→ **Data for the task**
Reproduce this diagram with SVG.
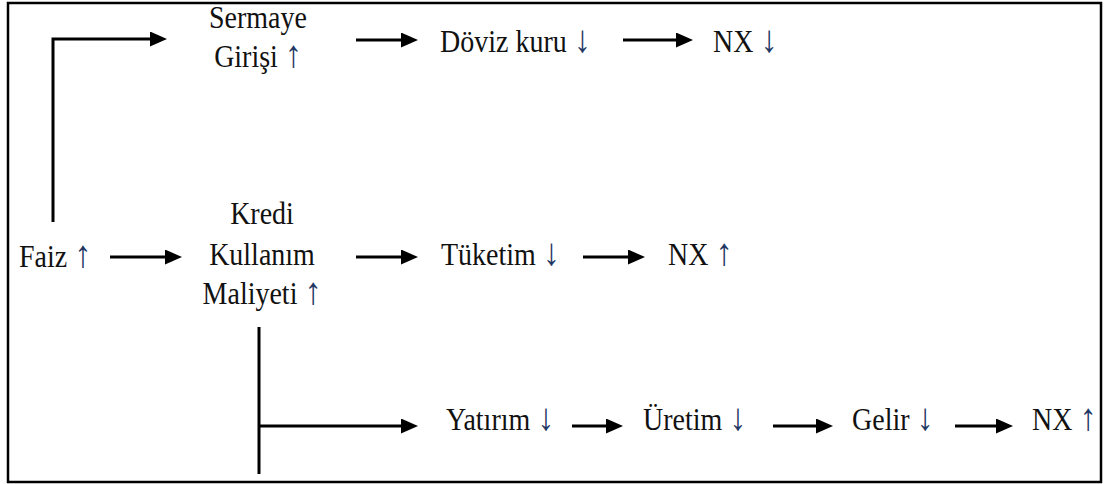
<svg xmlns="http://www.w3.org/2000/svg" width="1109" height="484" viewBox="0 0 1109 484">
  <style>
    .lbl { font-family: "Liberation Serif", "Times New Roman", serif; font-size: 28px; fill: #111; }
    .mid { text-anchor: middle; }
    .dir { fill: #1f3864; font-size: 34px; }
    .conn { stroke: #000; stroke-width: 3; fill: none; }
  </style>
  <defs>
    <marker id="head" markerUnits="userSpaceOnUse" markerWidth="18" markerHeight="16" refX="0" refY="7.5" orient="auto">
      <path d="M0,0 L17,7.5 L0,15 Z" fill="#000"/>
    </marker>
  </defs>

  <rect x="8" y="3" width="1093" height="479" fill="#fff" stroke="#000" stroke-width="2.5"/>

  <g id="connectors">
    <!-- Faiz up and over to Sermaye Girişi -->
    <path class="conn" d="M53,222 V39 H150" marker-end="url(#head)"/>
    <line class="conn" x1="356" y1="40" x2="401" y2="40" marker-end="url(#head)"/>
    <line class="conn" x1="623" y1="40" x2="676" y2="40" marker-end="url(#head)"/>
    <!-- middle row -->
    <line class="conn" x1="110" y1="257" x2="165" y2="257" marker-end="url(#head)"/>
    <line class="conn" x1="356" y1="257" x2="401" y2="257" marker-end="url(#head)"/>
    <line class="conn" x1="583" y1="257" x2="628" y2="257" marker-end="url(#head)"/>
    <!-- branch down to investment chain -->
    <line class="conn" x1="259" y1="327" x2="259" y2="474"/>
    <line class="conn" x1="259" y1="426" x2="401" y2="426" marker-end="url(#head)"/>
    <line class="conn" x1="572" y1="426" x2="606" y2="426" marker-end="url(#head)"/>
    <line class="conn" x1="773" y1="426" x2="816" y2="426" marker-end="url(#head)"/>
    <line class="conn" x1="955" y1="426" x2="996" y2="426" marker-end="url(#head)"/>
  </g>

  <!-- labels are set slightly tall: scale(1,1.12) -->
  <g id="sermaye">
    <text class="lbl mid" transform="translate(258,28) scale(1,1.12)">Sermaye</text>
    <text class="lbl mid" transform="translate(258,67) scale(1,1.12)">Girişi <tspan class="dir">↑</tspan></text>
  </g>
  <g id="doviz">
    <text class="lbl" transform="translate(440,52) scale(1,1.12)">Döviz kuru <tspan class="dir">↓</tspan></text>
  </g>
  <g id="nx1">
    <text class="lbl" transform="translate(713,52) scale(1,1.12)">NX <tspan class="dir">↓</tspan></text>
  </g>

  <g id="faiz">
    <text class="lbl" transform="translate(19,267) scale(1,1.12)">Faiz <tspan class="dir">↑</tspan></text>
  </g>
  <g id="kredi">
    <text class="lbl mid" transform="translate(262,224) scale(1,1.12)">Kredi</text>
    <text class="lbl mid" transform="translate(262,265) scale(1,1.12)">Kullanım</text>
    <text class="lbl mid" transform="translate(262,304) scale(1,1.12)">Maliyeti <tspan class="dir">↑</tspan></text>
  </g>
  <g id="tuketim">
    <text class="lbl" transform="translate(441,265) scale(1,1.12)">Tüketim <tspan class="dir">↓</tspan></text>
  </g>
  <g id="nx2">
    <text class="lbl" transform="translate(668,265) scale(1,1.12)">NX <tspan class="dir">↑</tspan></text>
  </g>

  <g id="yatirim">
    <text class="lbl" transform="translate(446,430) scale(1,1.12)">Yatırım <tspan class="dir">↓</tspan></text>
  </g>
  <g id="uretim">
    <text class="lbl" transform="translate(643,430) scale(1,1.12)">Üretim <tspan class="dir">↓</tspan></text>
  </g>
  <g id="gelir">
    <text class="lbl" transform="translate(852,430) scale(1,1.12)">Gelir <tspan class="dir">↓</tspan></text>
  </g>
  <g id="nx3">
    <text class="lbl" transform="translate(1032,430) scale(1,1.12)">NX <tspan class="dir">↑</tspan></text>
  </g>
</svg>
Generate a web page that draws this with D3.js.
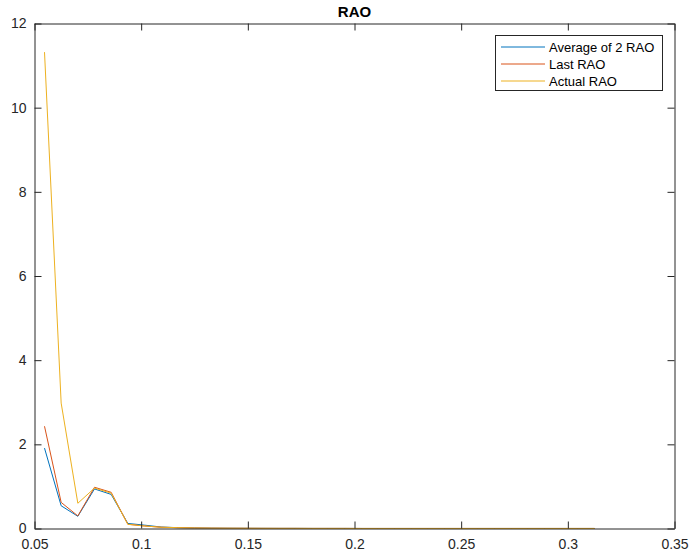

→ **Exercise aim**
Reproduce the material above verbatim; omit every picture.

→ **Worked answer**
Reproduce this diagram with SVG.
<svg xmlns="http://www.w3.org/2000/svg" width="1109" height="484" viewBox="0 0 1109 484">
  <style>
    .lbl { font-family: "Liberation Serif", "Times New Roman", serif; font-size: 28px; fill: #111; }
    .mid { text-anchor: middle; }
    .dir { fill: #1f3864; font-size: 34px; }
    .conn { stroke: #000; stroke-width: 3; fill: none; }
  </style>
  <defs>
    <marker id="head" markerUnits="userSpaceOnUse" markerWidth="18" markerHeight="16" refX="0" refY="7.5" orient="auto">
      <path d="M0,0 L17,7.5 L0,15 Z" fill="#000"/>
    </marker>
  </defs>

  <rect x="8" y="3" width="1093" height="479" fill="#fff" stroke="#000" stroke-width="2.5"/>

  <g id="connectors">
    <!-- Faiz up and over to Sermaye Girişi -->
    <path class="conn" d="M53,222 V39 H150" marker-end="url(#head)"/>
    <line class="conn" x1="356" y1="40" x2="401" y2="40" marker-end="url(#head)"/>
    <line class="conn" x1="623" y1="40" x2="676" y2="40" marker-end="url(#head)"/>
    <!-- middle row -->
    <line class="conn" x1="110" y1="257" x2="165" y2="257" marker-end="url(#head)"/>
    <line class="conn" x1="356" y1="257" x2="401" y2="257" marker-end="url(#head)"/>
    <line class="conn" x1="583" y1="257" x2="628" y2="257" marker-end="url(#head)"/>
    <!-- branch down to investment chain -->
    <line class="conn" x1="259" y1="327" x2="259" y2="474"/>
    <line class="conn" x1="259" y1="426" x2="401" y2="426" marker-end="url(#head)"/>
    <line class="conn" x1="572" y1="426" x2="606" y2="426" marker-end="url(#head)"/>
    <line class="conn" x1="773" y1="426" x2="816" y2="426" marker-end="url(#head)"/>
    <line class="conn" x1="955" y1="426" x2="996" y2="426" marker-end="url(#head)"/>
  </g>

  <!-- labels are set slightly tall: scale(1,1.12) -->
  <g id="sermaye">
    <text class="lbl mid" transform="translate(258,28) scale(1,1.12)">Sermaye</text>
    <text class="lbl mid" transform="translate(258,67) scale(1,1.12)">Girişi <tspan class="dir">↑</tspan></text>
  </g>
  <g id="doviz">
    <text class="lbl" transform="translate(440,52) scale(1,1.12)">Döviz kuru <tspan class="dir">↓</tspan></text>
  </g>
  <g id="nx1">
    <text class="lbl" transform="translate(713,52) scale(1,1.12)">NX <tspan class="dir">↓</tspan></text>
  </g>

  <g id="faiz">
    <text class="lbl" transform="translate(19,267) scale(1,1.12)">Faiz <tspan class="dir">↑</tspan></text>
  </g>
  <g id="kredi">
    <text class="lbl mid" transform="translate(262,224) scale(1,1.12)">Kredi</text>
    <text class="lbl mid" transform="translate(262,265) scale(1,1.12)">Kullanım</text>
    <text class="lbl mid" transform="translate(262,304) scale(1,1.12)">Maliyeti <tspan class="dir">↑</tspan></text>
  </g>
  <g id="tuketim">
    <text class="lbl" transform="translate(441,265) scale(1,1.12)">Tüketim <tspan class="dir">↓</tspan></text>
  </g>
  <g id="nx2">
    <text class="lbl" transform="translate(668,265) scale(1,1.12)">NX <tspan class="dir">↑</tspan></text>
  </g>

  <g id="yatirim">
    <text class="lbl" transform="translate(446,430) scale(1,1.12)">Yatırım <tspan class="dir">↓</tspan></text>
  </g>
  <g id="uretim">
    <text class="lbl" transform="translate(643,430) scale(1,1.12)">Üretim <tspan class="dir">↓</tspan></text>
  </g>
  <g id="gelir">
    <text class="lbl" transform="translate(852,430) scale(1,1.12)">Gelir <tspan class="dir">↓</tspan></text>
  </g>
  <g id="nx3">
    <text class="lbl" transform="translate(1032,430) scale(1,1.12)">NX <tspan class="dir">↑</tspan></text>
  </g>
</svg>
Generate a web page that draws this with D3.js.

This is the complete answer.